The Leopard

Some years back, back when foreign language films were shown on terrestrial television, there were a couple of series I used to watch religiously. One was Moving Pictures presented by Howard Schuman, and the other was Moviedrome, presented originally by Alex Cox.
Now I can’t remember which of these two fine shows it was I was watching, but one of the films they were talking about was The Leopard. Thinking again now, I believe it may well have been Moving Pictures, as I seem to recall Howard Schuman imploring us to watch the screening of The Leopard later that evening as a rare treat. I duly set the video, as it was on late at night. And of course, I never quite got around to watching the film – well it’s over three hours long.

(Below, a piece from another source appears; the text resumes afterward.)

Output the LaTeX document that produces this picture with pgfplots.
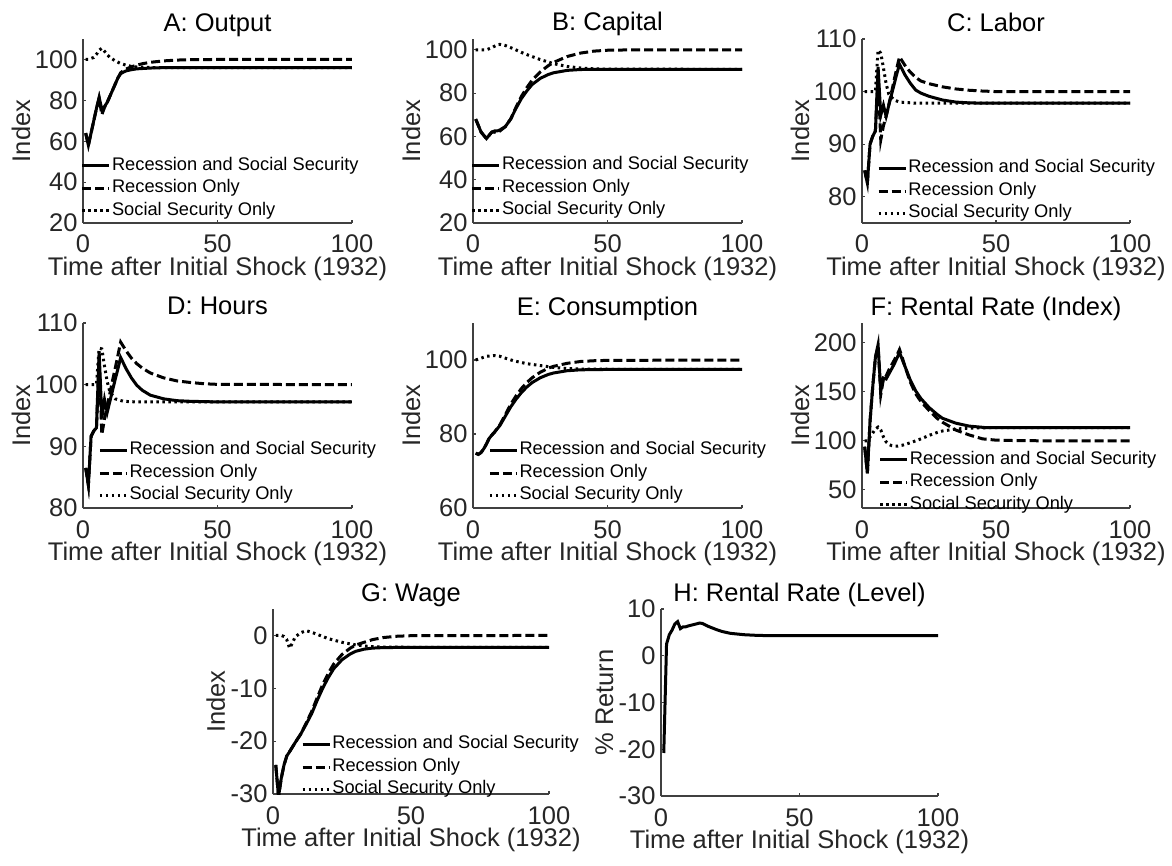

Schuman also explained it was based on a book that I hadn’t previously heard of. The title was intriguing nonetheless, and over the years I saw it a few times when browsing Waterstones. At some point last year, I decided it was a travesty that I didn’t read nearly enough foreign fiction in translation. I think this came about around the same time I discovered Henning Mankell, and realised that there was an entire imprint, Harvill, that specialised in translated material.
At Christmas, I finally got around to picking up a copy of The Leopard, and I finished it on the tube this morning. It’s actually quite a short book, though densely written book, so it’s not light reading. But it’s covers a fascinating period of Italian history of which I knew nothing of course. That seems too familiar a phrase to me at the moment. I obviously don’t study nearly enough history. Well worth reading.
So I shall now dust off my video – which does indeed seem to be rare since this film is unavailable on video or DVD (apart from in Italy) – and watch what is also supposed to be a masterpiece.